The pain of the Mineral Boom

The pain of the Mineral Boom
Tom Padula – 16 September 2011



   The more money comes into Australia from sales of minerals to hungry Asian Countries for our unlimited sub ground resources, the more this profit is used to capitalize this ultra profitable industry. Profits are spent and utilized to acquire more mines and provide infrastructure in other countries with similar resource opportunities or in more remote areas of Australia. The latter scenario is to ensure that more resources are found for the next generation minerals boom. It’s like well-fed cattle preoccupied for the next patch of green grass.
 Our overall economy has been invaded by one very successful sector. The mistake is made when we count this success alongside our everyday economy made up of various strands of production, manufacturing and services that impact on our everyday life and commercial relationships. We harbour the mistaken notion that the success in the export of minerals will reassure us that we are directly benefiting from this success. Reality is far from the truth. The retail sector depends on people having enough disposable income to be able to maintain the current availability of products and services in our shopping centres, malls and street fronted shops.
 The general feeling of unease is spreading amongst the general population and there doesn’t seem to be a fair appropriation of velocity in our two-speed economy. It’s as if the more successful the minerals based sector, the slower and more demanding the rest of the economy becomes. It’s the difference between the very rich and our proverbial battlers. It’s as if they live on two different planets. Only people in our nation involved in the faster lane of mineral exploration, production and exportation have that buoyant feeling of success. The others who don’t do ‘minerals’ can expect to be told that we are successful, that our interest rates need to go higher and higher, or remain at its current high levels. Great thinking! The less inflation there is… since noone can afford to spend… the more stable will our two-speed economy remain! 
   Ex Prime Minister Kevin Rudd had good intentions on two fronts. The first one was to take out some of the profits from the mineral boom and then ensure that every family, including all single people and all sectors of the Australian community, could only borrow no more than they could afford. So, in the second instance, new rules regulating banking and loans came in. The new rules of serviceability were brought in at the expense of equity holdings and more generous equity to borrowing ratios.
 A few years later we have very little income from the minerals boom that go towards financing our social obligations projects and maintenance:  pensions, schools, hospitals, transport routes that don’t go to the mines and so much more. These projects and maintenance have all been carried forward thanks to the years of saving under the traditionally financially tight belt attitudes of conservative governments. The income needed for all the new plethora of social obligations and high maintenance institutional organizations are extracted from ordinary Australians in the form of old and new taxes, higher interest rates, a raft of new charges from energy suppliers, the use of roads and services tolls, parking spaces (even in hospitals and airports!). Not one day goes by without someone in Government or in our Institutions thinking up some other scheme to extract more disposable income from the general Australian public!
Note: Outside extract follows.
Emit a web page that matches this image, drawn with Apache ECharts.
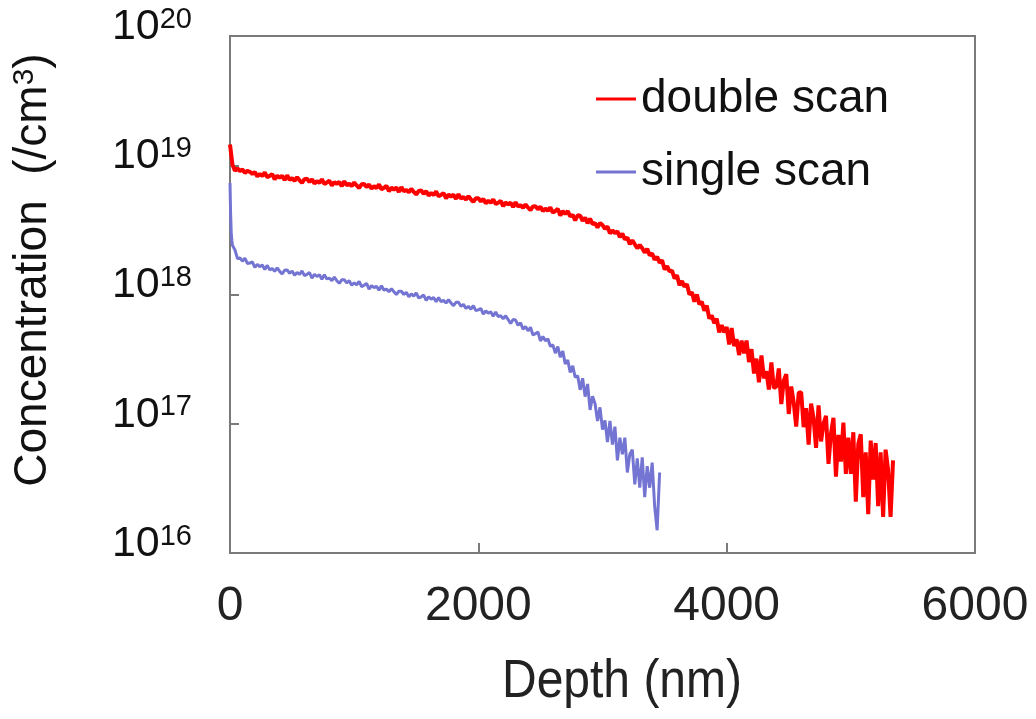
<!DOCTYPE html>
<html>
<head>
<meta charset="utf-8">
<script src="https://cdn.jsdelivr.net/npm/echarts@6.0.0/dist/echarts.min.js"></script>
<style>
html,body{margin:0;padding:0;background:#fff;}
#chart{width:1036px;height:719px;}
</style>
</head>
<body>
<div id="chart"></div>
<script>
// ---- Data (depth in nm, concentration in units of 1e16 /cm^3) ----
const seriesNames = ['double scan', 'single scan'];
const xTicks = [0, 2000, 4000, 6000];

const doubleDepth = [
0,20,40,60,80,100,120,140,160,180,
200,220,240,260,280,300,320,340,360,380,
400,420,440,460,480,500,520,540,560,580,
600,620,640,660,680,700,720,740,760,780,
800,820,840,860,880,900,920,940,960,980,
1000,1020,1040,1060,1080,1100,1120,1140,1160,1180,
1200,1220,1240,1260,1280,1300,1320,1340,1360,1380,
1400,1420,1440,1460,1480,1500,1520,1540,1560,1580,
1600,1620,1640,1660,1680,1700,1720,1740,1760,1780,
1800,1820,1840,1860,1880,1900,1920,1940,1960,1980,
2000,2020,2040,2060,2080,2100,2120,2140,2160,2180,
2200,2220,2240,2260,2280,2300,2320,2340,2360,2380,
2400,2420,2440,2460,2480,2500,2520,2540,2560,2580,
2600,2620,2640,2660,2680,2700,2720,2740,2760,2780,
2800,2820,2840,2860,2880,2900,2920,2940,2960,2980,
3000,3020,3040,3060,3080,3100,3120,3140,3160,3180,
3200,3220,3240,3260,3280,3300,3320,3340,3360,3380,
3400,3420,3440,3460,3480,3500,3520,3540,3560,3580,
3600,3620,3640,3660,3680,3700,3720,3740,3760,3780,
3800,3820,3840,3860,3880,3900,3920,3940,3960,3980,
4000,4020,4040,4060,4080,4100,4120,4140,4160,4180,
4200,4220,4240,4260,4280,4300,4320,4340,4360,4380,
4400,4420,4440,4460,4480,4500,4520,4540,4560,4580,
4600,4620,4640,4660,4680,4700,4720,4740,4760,4780,
4800,4820,4840,4860,4880,4900,4920,4940,4960,4980,
5000,5020,5040,5060,5080,5100,5120,5140,5160,5180,
5200,5220,5240,5260,5280,5300,5320,5340
];
const doubleConc = [
1445,1010,905,945,900,930,872,905,890,858,
886,820,857,826,880,807,828,856,778,830,
802,829,768,835,774,793,758,808,765,731,
780,785,743,778,721,755,730,779,717,736,
762,694,742,717,743,689,752,700,719,689,
736,698,667,712,716,678,710,659,689,665,
710,652,669,692,629,671,648,672,622,677,
629,645,616,657,622,594,633,637,602,629,
583,610,588,627,575,590,610,555,593,572,
592,549,597,554,568,542,577,545,520,555,
556,525,549,508,531,512,545,501,513,531,
483,515,497,513,475,517,479,491,468,498,
471,449,480,482,457,477,442,462,444,473,
429,443,460,408,442,421,441,402,413,375,
410,407,372,393,356,386,351,356,330,358,
345,322,336,297,313,298,309,278,296,267,
276,245,262,245,228,242,228,211,226,201,
208,186,196,176,184,156,166,151,153,133,
141,118,127,115,120,100,104,88,100,84,
88,75,82,65,69,60,65,51,58,51,
56,41,55,40,45,34,44,35,44,30,
37.8,24.5,31.9,20.9,33.8,22.5,25.5,18.4,29.8,18.9,
19.4,26.8,14.2,21.6,24.2,11.9,19.4,14.6,9.5,17.3,
17.6,9.4,13.2,6.9,14.3,11,6.5,13.9,7.3,10,
11.5,4.9,8.4,11.1,3.9,8.2,5.1,10.2,4.1,7.8,
4.1,8.6,2.5,7.0,8.3,2.7,6.0,2.0,7.4,3.7,
7.1,2.3,6.0,1.9,6.3,4.4,1.9,5.2
];

const singleDepth = [
0,5,10,15,20,
40,60,80,100,120,140,160,180,200,220,
240,260,280,300,320,340,360,380,400,420,
440,460,480,500,520,540,560,580,600,620,
640,660,680,700,720,740,760,780,800,820,
840,860,880,900,920,940,960,980,1000,1020,
1040,1060,1080,1100,1120,1140,1160,1180,1200,1220,
1240,1260,1280,1300,1320,1340,1360,1380,1400,1420,
1440,1460,1480,1500,1520,1540,1560,1580,1600,1620,
1640,1660,1680,1700,1720,1740,1760,1780,1800,1820,
1840,1860,1880,1900,1920,1940,1960,1980,2000,2020,
2040,2060,2080,2100,2120,2140,2160,2180,2200,2220,
2240,2260,2280,2300,2320,2340,2360,2380,2400,2420,
2440,2460,2480,2500,2520,2540,2560,2580,2600,2620,
2640,2660,2680,2700,2720,2740,2760,2780,2800,2820,
2840,2860,2880,2900,2920,2940,2960,2980,3000,3020,
3040,3060,3080,3100,3120,3140,3160,3180,3200,3220,
3240,3260,3280,3300,3320,3340,3360,3380,3400,3420,
3440,3460
];
const singleConc = [
729,420,300,262,240,
221,190,192,181,191,174,175,179,162,171,
164,169,156,168,155,159,151,161,151,144,
154,155,146,152,141,148,143,152,140,143,
148,134,143,138,142,131,142,132,134,128,
136,128,122,130,130,123,128,118,123,119,
126,115,118,122,110,117,113,116,108,117,
108,110,105,111,105,100,106,106,100,104,
96,101,97,103,94,96,99,90,96,92,
95,88,95,88,90,86,91,86,82,87,
87,81,84,78,81,77,82,75,76,78,
70.5,74.8,71.7,73.6,67.8,73.2,67.4,68.6,65,68.4,
64,59.6,64.1,63.4,57.8,60.5,54,56.5,52.4,55.8,
48.6,49.8,51.3,43.7,47.4,43.8,45.4,39.7,40.8,35.2,
39.5,32.8,36.5,29,31.1,24.9,28.1,22.9,23.5,18.3,
22.5,16.2,20.3,12.8,16.3,14.3,10.5,13.4,9.0,10.6,
7.2,10.5,6.9,9.5,5.2,7.8,5.8,7.8,4.2,5.8,
6.3,3.4,5.4,3.2,5.5,2.7,4.7,3.2,5.0,2.3,
1.5,4.2
];
const concUnit = 1e16;

// ---- Build ----
function pairs(d, c) { return d.map((x, i) => [x, c[i] * concUnit]); }

const chart = echarts.init(document.getElementById('chart'), null, {renderer: 'canvas'});
const axisColor = '#7a7a7a';
const font = 'Liberation Sans, Arial, sans-serif';
const red = '#ff0000', blue = '#7474d2';

chart.setOption({
  animation: false,
  backgroundColor: '#ffffff',
  grid: {left: 230, right: 61, top: 36, bottom: 166, show: true, borderColor: axisColor, borderWidth: 2, backgroundColor: 'transparent'},
  legend: {
    data: [
      {name: seriesNames[0], icon: 'rect', itemStyle: {color: red}},
      {name: seriesNames[1], icon: 'rect', itemStyle: {color: blue}}
    ],
    orient: 'vertical', left: 596, top: 74, itemGap: 23,
    itemWidth: 40, itemHeight: 3, padding: 0,
    textStyle: {fontSize: 46, fontFamily: font, color: '#111', lineHeight: 50}
  },
  xAxis: {
    type: 'value', min: xTicks[0], max: xTicks[xTicks.length - 1], interval: 2000,
    axisLine: {show: true, lineStyle: {color: axisColor, width: 2}},
    axisTick: {show: true, inside: true, length: 10, lineStyle: {color: axisColor, width: 2}},
    splitLine: {show: false},
    axisLabel: {fontSize: 48, fontFamily: font, color: '#222', margin: 30,
      formatter: function (v) { return String(v); }}
  },
  yAxis: {
    type: 'log', logBase: 10, min: 1e16, max: 1e20,
    axisLine: {show: true, lineStyle: {color: axisColor, width: 2}},
    axisTick: {show: true, inside: true, length: 9, lineStyle: {color: axisColor, width: 2}},
    splitLine: {show: false},
    minorTick: {show: false},
    axisLabel: {
      margin: 38, padding: [0, 0, 18, 0],
      formatter: function (v) { return '{b|10}{s|' + Math.round(Math.log10(v)) + '}'; },
      rich: {
        b: {fontSize: 43, fontFamily: font, color: '#111', lineHeight: 44},
        s: {fontSize: 29, fontFamily: font, color: '#111', verticalAlign: 'top', lineHeight: 44, padding: [0, 0, 14, 0]}
      }
    }
  },
  graphic: [
    {type: 'text', x: 622, y: 655, scaleY: 1.12,
     style: {text: 'Depth (nm)', fontSize: 48, fontFamily: font, fill: '#222', align: 'center', verticalAlign: 'top'}},
    {type: 'text', x: 33, y: 270, rotation: Math.PI / 2,
     style: {text: 'Concentration  (/cm{sup|3})', fontSize: 46, fontFamily: font, fill: '#111',
       align: 'center', verticalAlign: 'middle',
       rich: {sup: {fontSize: 30, fontFamily: font, fill: '#111', verticalAlign: 'top', padding: [0, 0, 16, 0]}}}}
  ],
  series: [
    {name: seriesNames[0], type: 'line', symbol: 'none', showSymbol: false, sampling: false,
     lineStyle: {color: red, width: 4}, itemStyle: {color: red},
     data: pairs(doubleDepth, doubleConc)},
    {name: seriesNames[1], type: 'line', symbol: 'none', showSymbol: false, sampling: false,
     lineStyle: {color: blue, width: 3}, itemStyle: {color: blue},
     data: pairs(singleDepth, singleConc)}
  ]
});
</script>
</body>
</html>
   Well, at least we are not alone in doing this to our country. It’s not much better in similar developed countries. That’s why our politicians need to visit the rest of the world! New ideas are always needed to keep abreast of how to keep on taxing our very accommodating citizens! We understand that this is the price to pay for a better world! So the well-travelled good intentions of our ex Prime Minister have given over time the exact opposite of the original well thought out sentiments. All that generosity of spirit, good feelings of a government that came to power on such high hopes for social betterment and infrastructure improvements have been realized… but not thanks to the money generated from the mineral boom. The ordinary people of Australia in the last few years have been asked to finance these extraordinary projects: from the savings of the previous belt tightening years and the current raft of ever increasing tax and charges burden. We have had a brief period of fast food type financial feed bonanza of a very short duration, but we have now been left with a "malaise" that will need extraordinary will power to overcome and to eventually eradicate these new set of economic circumstances and global condition effects.
   Will we be so lucky to have the vision to realize that ‘progress for all’ is a dream that can only come true and be maintained if everyone involved realizes that in our economy as in Life, one must give to Caesar and to God what is duly, rightfully theirs! Can our Politicians in Parliament, our Big Business Brothers, our Not For Profit and Charitable Organization realize that we are all in this together.  So, Be fair. Act not in your own self-interest and preservation, but behave as if you really care! Listen to the needy, don’t be fooled by the greedy! Proceed with caution… our true Capital lies within our best interest as a humanitarian community under our Brilliant Sun and Southern Cross!